Let's start by keeping only the export rows, since those are the only ones of interest to us. We can do that with a combination of loc and pd.col:
(
df
.loc[pd.col('activityid') == 'export']
)Next, I used pivot_table to create the data frame that I wanted:
- The columns contain the country abbreviations,
iso - The index (rows) are from the years
- The values are from
value aggfuncissum, to add the numbers together
This is the query so far:
(
df
.loc[pd.col('activityid') == 'export']
.pivot_table(columns='iso',
index='year',
values='value',
aggfunc='sum')
)However, this will give us information about all of the countries. We only want the Persian Gulf states.
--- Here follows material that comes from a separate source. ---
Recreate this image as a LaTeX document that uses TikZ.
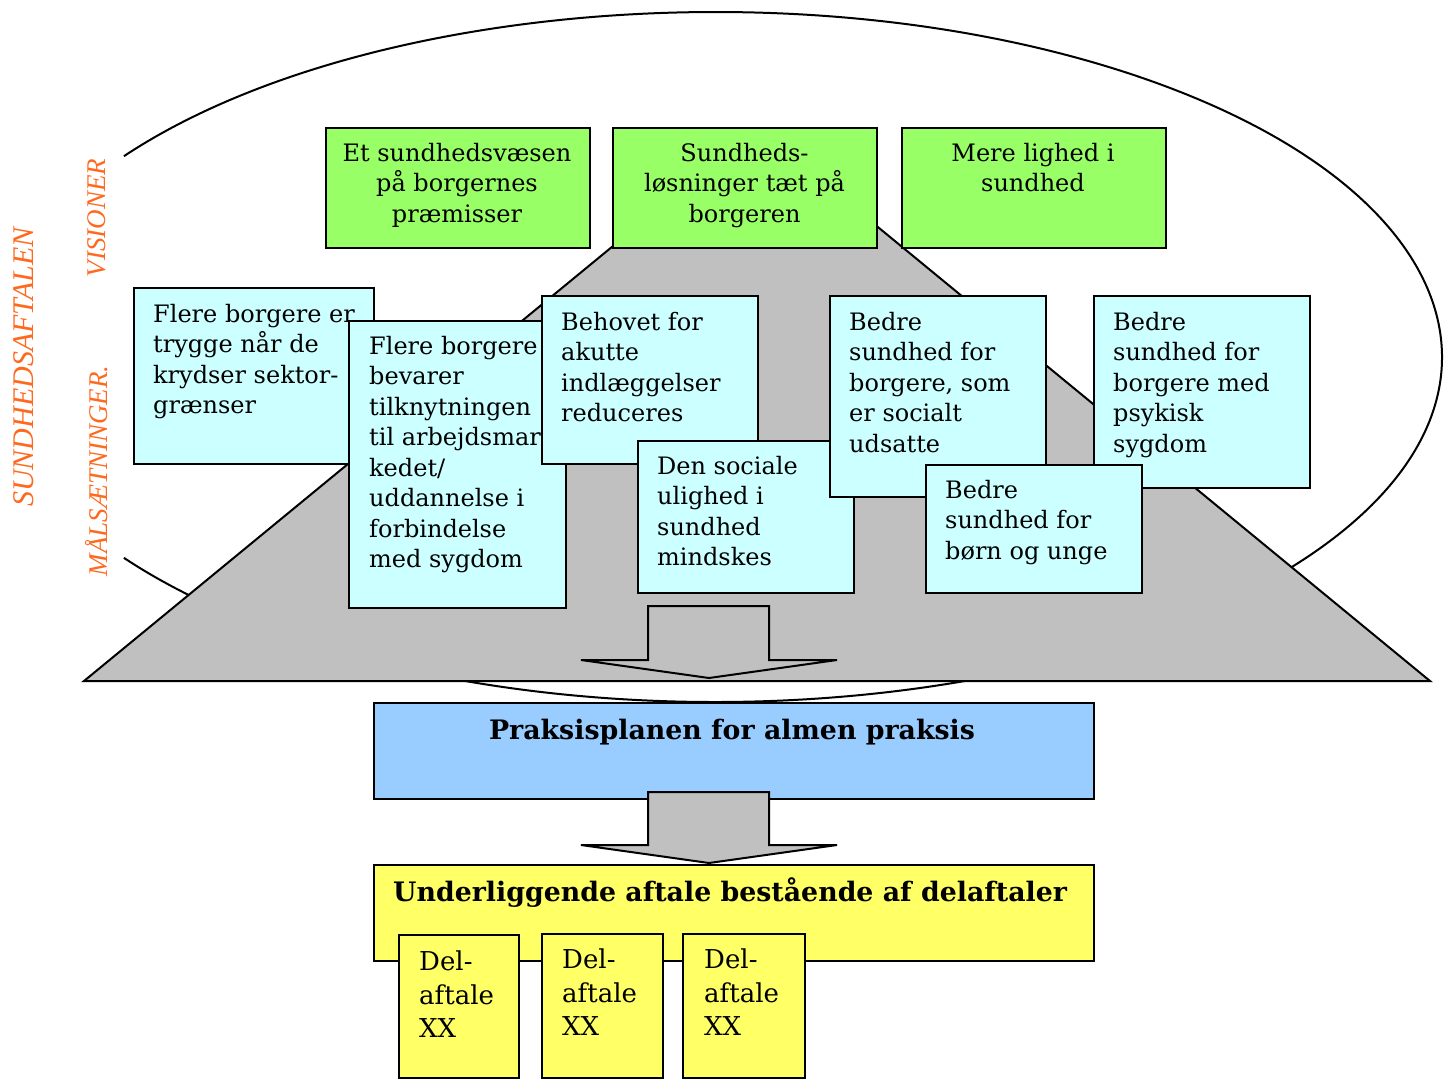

I created a list of those strings:
persian_gulf_states = ['BHR', 'IRN', 'IRQ', 'KWT', 'QAT', 'SAU', 'ARE']
And then used [] to retrieve only those columns:
(
df
.loc[pd.col('activityid') == 'export']
.pivot_table(columns='iso',
index='year',
values='value',
aggfunc='sum')
[persian_gulf_states]
)Finally, I used pipe to invoke px.line (the method for Plotly Express line plots) as part of the method chain:
(
df
.loc[pd.col('activityid') == 'export']
.pivot_table(columns='iso',
index='year',
values='value',
aggfunc='sum')
[persian_gulf_states]
.pipe(px.line)
)The result:
From this plot, we can see that Saudi Arabia exports far and above the most oil of all Persian Gulf states. Next is Iraq (which, to be honest, I never thought of as a major player, then the UAE, then Iran, then Kuwait, Qatar, and Bahrain.
Now, not all of this oil is exported via the Strait of Hormuz; some of it goes through oil pipelines to other countries. But it does show that these are indeed major oil exporters, and that their economies depend to a very large degree on getting that oil out.
The data set only has export information through 2018, but even that, measuring thousands of barrels per day, is a pretty astonishing number:
iso,2018
BHR,0.0
IRN,2230.938
IRQ,3975.824
KWT,1837.918
QAT,1264.4
SAU,7340.811
ARE,2427.162
OMN,778.989
In other words, we can multiply these numbers by 1,000 (for every thousand barrels) and then $80 (a reasonable price of oil) and then 365 (for every day of a year):
(
df
.loc[pd.col('activityid') == 'export']
.pivot_table(columns='iso',
index='year',
values='value',
aggfunc='sum')
[persian_gulf_states]
.iloc[-3]
.mul(1000 * 80 * 365)
.map('${:,}'.format)
) The result:
iso 2018
BHR $0.0
IRN $65,143,389,600.0
IRQ $116,094,060,800.0
KWT $53,667,205,600.0
QAT $36,920,480,000.0
SAU $214,351,681,200.0
ARE $70,873,130,400.0
OMN $22,746,478,800.0
That's... a lot of money! Iran is bringing in $65 billion/year in exported oil, while Saudi Arabia is bringing in $214 billion/year. Wow.
You can see that we don't have data for Bahrain from 2018. However, it's unlikely to be a small amount, even if it's small compared to some of these countries.